On Fri, 7 Mar 2003 11:26:13 -0600
"Jacques A. Vidrine" <[EMAIL PROTECTED]> wrote:

> On Fri, Mar 07, 2003 at 11:31:34AM -0500, James F.Hranicky wrote:
> > Is anyone actually using the password expiration features of
> > Kerberos?
> 
> For what it's worth, the password expiration features worked
> previously with login, sshd, pam_krb5 and Heimdal on FreeBSD and
> Linux.

I've got to get Kerberos working in some reasonable fashion on 
Linux, FreeBSD, IRIX, and Solaris :-( . 

> I'd be careful here.  The Linux-PAM and Solaris PAM implementations
> interpret that pointer differently.  I know it was correct for
> Linux-PAM, and I thought that Nico had checked it out for Solaris as
> well.

I'd be greatful if anyone using Solaris would verify that the two
patches I've sent in for pam_krb5-1.0.3 (the security fix and the pointer 
bug) were useful, necessary, and sufficient.

> However, if you have time and energy, people will learn to love you
> for fixing their PAM problems :)

I'm willing to work on it more, but I'd really like some help. XDM clearly
needs more work to enable password expiration, and I'm not even sure 
that it's really feasible to have XDM 

        - alert users when the password is going to expire soon (though
          it could be done with a 

                system("xprompt message")

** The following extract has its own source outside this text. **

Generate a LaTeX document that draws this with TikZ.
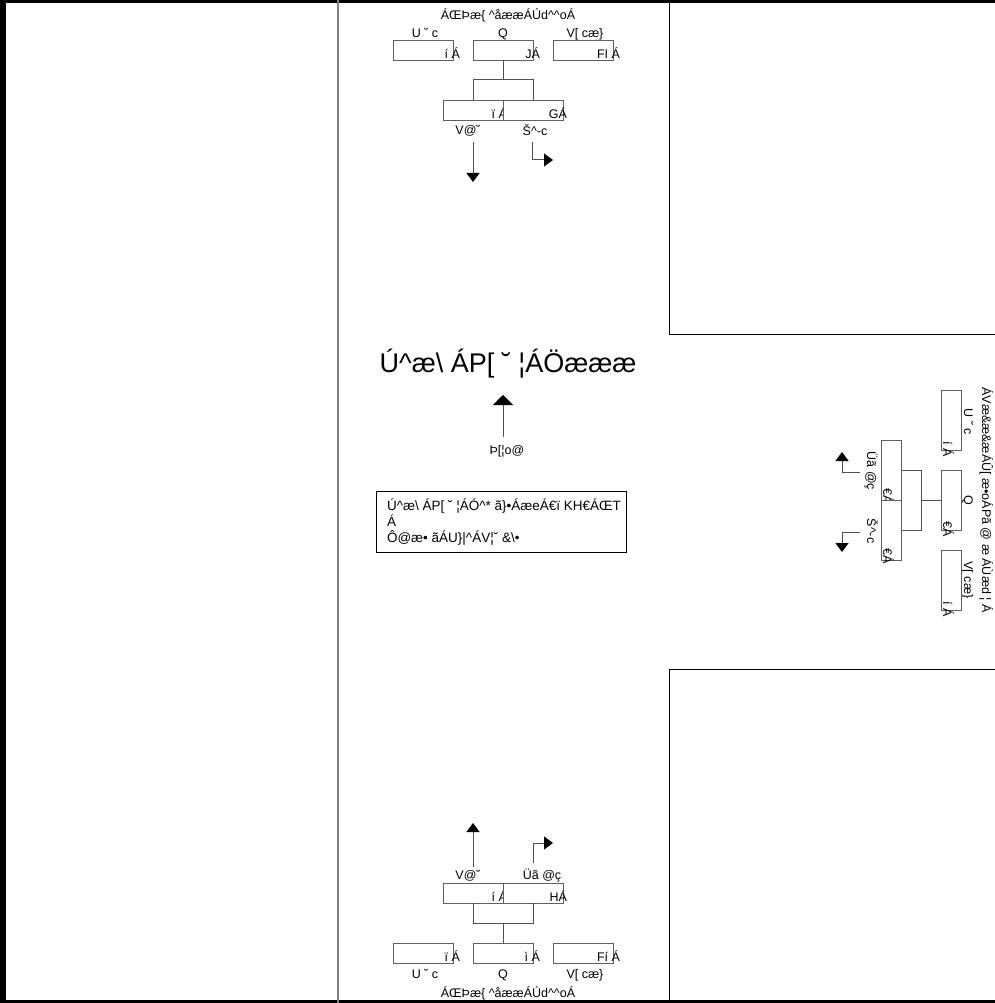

          or something icky like that)

        - notify the user the password has expired, and prompt the user
          twice more for the new password

sshd currently is having problems with password expiry due to the new privsep
code, at least as far as I can tell from the openssh list.  Right now, in 
readpassphrase(), the function does a non-blocking read to get the passphrase, 
which simply returns 0 giving two empty responses, causing chauthtok 
(?) to fail. This is after fixing a bug that prevents pamstate in 
do_pam_conversation (auth-pam.c) from ever being anything other than 
INITIAL_LOGIN. What's funny is that if you run in debug mode, you can enter in 
the new password from the terminal you're running sshd from...nifty, but
impractical :->

I don't know what's up with kdm...eeesh.

Basically, it's a huge job dealing with hundereds of lines of C I haven't 
written or fully understand as yet. It's a bit too daunting to do by myself
at work, and I really don't have much spare time for it (wife and 4
kids :->)

Who's interested in getting it all working?

<rant>

Basically, Kerberos is a great idea all in all, but the current 
implementation leaves so many I's undotted and T's uncrossed, like, say, 
the above. Of course, the above is a huge band-aid on the fact that
there are so few Kerberized clients that sysadmins are left with 
not even bothering to try to implement "proper Kerberos" . Without
password expiration, Kerberos becomes little more to me than a 
way to avoid having encrypted passwords in a password map: useful,
but less than it could be.

So, whoever's interested, work with me on fixing the above, lending real
password expiration support to however many login programs we can, then 
we can move on to Kerberizing or GSSAPI-izing mozilla and Apache :->

Then, we could work toward making Kerberized applications each do
the equivalent of a kinit, getting a ticket that can be used by other 
apps without needing people to run kinit as a standalone program at all!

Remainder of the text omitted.